I came across Michelle the first time almost two years ago on xojane.com, where she was writing about the process of becoming pregnant through fertility treatments. This immediately became my favorite series to read, and I would check back obsessively for new instalments. It was not a fun or easy process for her and her partner, Dashiell, and I appreciated how honest and raw she was about the whole experience. When I found out that she had a new book coming out, I was over the moon. On our recent trip to Vancouver, I took it with me, and savored the essays contained therein over several days. It is one of those books that you want to rip through as fast as you can because it is so amazing, but you also want to take as long as possible with, lingering over lovely sentences and chunks of jaded, shining wisdom.

Tea never shies away from the gritty truths of her life; she never glosses over her problems with addiction, or the less than adult decisions she has made. Her essays shine with honesty and openness, and I think that is why I gobbled them up so voraciously. From examinations of how her propensity for strange fashion affected her childhood to ruminations on why she lived, by choice, in actual squalor for some eight years of her life, Michelle Tea’s words are heartfelt and often very funny as she takes us through the many different places she has found herself in on her journey to adulthood.

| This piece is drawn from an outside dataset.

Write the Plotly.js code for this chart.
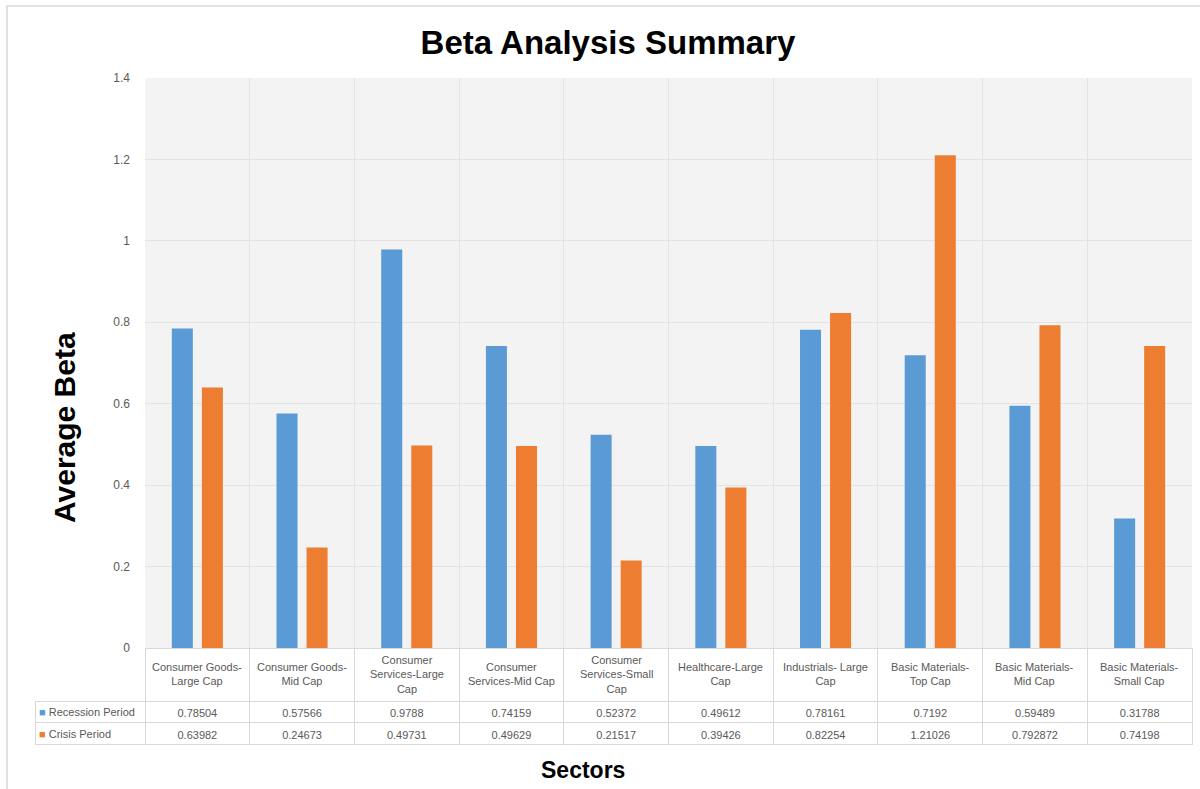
<!DOCTYPE html>
<html>
<head>
<meta charset="utf-8">
<script src="https://cdn.plot.ly/plotly-3.0.1.min.js"></script>
<style>html,body{margin:0;padding:0;background:#fff;}#chart{width:1200px;height:789px;}</style>
</head>
<body>
<div id="chart"></div>
<script>
// ---- data ----
const categories = [
  "Consumer Goods-Large Cap", "Consumer Goods-Mid Cap", "Consumer Services-Large Cap",
  "Consumer Services-Mid Cap", "Consumer Services-Small Cap", "Healthcare-Large Cap",
  "Industrials- Large Cap", "Basic Materials-Top Cap", "Basic Materials-Mid Cap",
  "Basic Materials-Small Cap"
];
const categoryLabels = [
  "Consumer Goods-<br>Large Cap", "Consumer Goods-<br>Mid Cap", "Consumer<br>Services-Large<br>Cap",
  "Consumer<br>Services-Mid Cap", "Consumer<br>Services-Small<br>Cap", "Healthcare-Large<br>Cap",
  "Industrials- Large<br>Cap", "Basic Materials-<br>Top Cap", "Basic Materials-<br>Mid Cap",
  "Basic Materials-<br>Small Cap"
];
const seriesNames = ["Recession Period", "Crisis Period"];
const recession = [0.78504, 0.57566, 0.9788, 0.74159, 0.52372, 0.49612, 0.78161, 0.7192, 0.59489, 0.31788];
const crisis = [0.63982, 0.24673, 0.49731, 0.49629, 0.21517, 0.39426, 0.82254, 1.21026, 0.792872, 0.74198];
const recessionText = ["0.78504", "0.57566", "0.9788", "0.74159", "0.52372", "0.49612", "0.78161", "0.7192", "0.59489", "0.31788"];
const crisisText = ["0.63982", "0.24673", "0.49731", "0.49629", "0.21517", "0.39426", "0.82254", "1.21026", "0.792872", "0.74198"];
const colors = ["#5b9bd5", "#ed7d31"];

// ---- helpers ----
const W = 1200, H = 789;
const px = v => v / W;
const py = v => 1 - v / H;
const grey = "#595959";
const lineGrey = "#d9d9d9";
const fontFam = "Liberation Sans, Arial, sans-serif";

const bars = [
  {type: "bar", name: seriesNames[0], x: categories, y: recession, marker: {color: colors[0]}, showlegend: false, hoverinfo: "x+y"},
  {type: "bar", name: seriesNames[1], x: categories, y: crisis, marker: {color: colors[1]}, showlegend: false, hoverinfo: "x+y"}
];

const cellValues = [["", ""]].concat(categories.map((c, i) => [recessionText[i], crisisText[i]]));
const headerValues = [""].concat(categories.map(() => ""));
const colWidths = [110].concat(categories.map(() => 104.7));

const table = {
  type: "table",
  domain: {x: [px(35), px(1192)], y: [py(752), py(648)]},
  columnwidth: colWidths,
  header: {
    values: headerValues,
    height: 53,
    fill: {color: ["rgba(0,0,0,0)"].concat(categories.map(() => "white"))},
    line: {color: ["rgba(0,0,0,0)"].concat(categories.map(() => lineGrey)), width: 1}
  },
  cells: {
    values: cellValues,
    height: 21.5,
    align: "center",
    fill: {color: "white"},
    line: {color: lineGrey, width: 1},
    font: {family: fontFam, size: 11, color: grey}
  }
};

const annotations = categories.map((c, i) => ({
  x: c, xref: "x", y: py(674), yref: "paper",
  text: categoryLabels[i], showarrow: false, yanchor: "middle", xanchor: "center", align: "center",
  font: {family: fontFam, size: 11, color: grey}
}));
seriesNames.forEach((s, i) => {
  annotations.push({
    x: px(37), y: py(712 + 22 * i), xref: "paper", yref: "paper",
    text: `<span style="color:${colors[i]}">■</span> ${s}`,
    showarrow: false, xanchor: "left", yanchor: "middle",
    font: {family: fontFam, size: 11, color: grey}
  });
});
annotations.push({
  x: px(64), y: py(428), xref: "paper", yref: "paper", text: "<b>Average Beta</b>",
  textangle: -90, showarrow: false, xanchor: "center", yanchor: "middle",
  font: {family: fontFam, size: 30, color: "#000"}
});
annotations.push({
  x: px(583), y: py(770), xref: "paper", yref: "paper", text: "<b>Sectors</b>",
  showarrow: false, xanchor: "center", yanchor: "middle",
  font: {family: fontFam, size: 23, color: "#000"}
});

const layout = {
  width: W, height: H,
  margin: {l: 0, r: 0, t: 0, b: 0},
  paper_bgcolor: "white",
  plot_bgcolor: "#f3f3f3",
  title: {
    text: "<b>Beta Analysis Summary</b>", x: px(608), xanchor: "center", y: py(42), yanchor: "middle",
    font: {family: fontFam, size: 33, color: "#000"}
  },
  barmode: "group",
  bargap: 0.426,
  bargroupgap: 0.3,
  xaxis: {
    type: "category", domain: [px(145), px(1192)],
    tickson: "boundaries", showgrid: true, gridcolor: "#e3e3e3", gridwidth: 1,
    showticklabels: false, ticks: "", showline: true, linecolor: lineGrey, fixedrange: true
  },
  yaxis: {
    domain: [py(648), py(78)], range: [0, 1.4], dtick: 0.2, tick0: 0,
    showgrid: true, gridcolor: "#e3e3e3", gridwidth: 1, zeroline: true, zerolinecolor: lineGrey,
    ticks: "", ticklabelstandoff: 14,
    tickfont: {family: fontFam, size: 12, color: grey}, fixedrange: true
  },
  annotations: annotations,
  shapes: [
    {type: "rect", xref: "paper", yref: "paper", x0: px(7), x1: 1.02, y0: -0.02, y1: py(6),
     line: {color: "#d9d9d9", width: 1.5}, fillcolor: "rgba(0,0,0,0)", layer: "below"}
  ]
};

Plotly.newPlot("chart", bars.concat([table]), layout, {displayModeBar: false});
</script>
</body>
</html>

That journey to adulthood is something that has been on my mind a lot lately. It has been on my mind a lot for a long time, actually. Though I am 26 years old (certainly not a geezer, but far from my bright-eyed, naive teenage self), I hardly ever feel like an adult. I feel like a child impersonating an adult. I bump up against struggles pretty much on a daily basis that force me to define how I am going to live my life, what kind of adult I am going to be, and the growing pains are sometimes pretty hard to bear. While reading How to Grow Up, I found myself writing down whole paragraphs as inspiration, so many rang so true for me. Despite the fact that our lives have been very different, I still found myself nodding my head in agreement on every page. Through her own experience, Michelle Tea has managed to hit on the fundamental aspects of our humanity.

And she’s just a damn entertaining writer.

Highly recommend. One of my favorites from this year, for sure.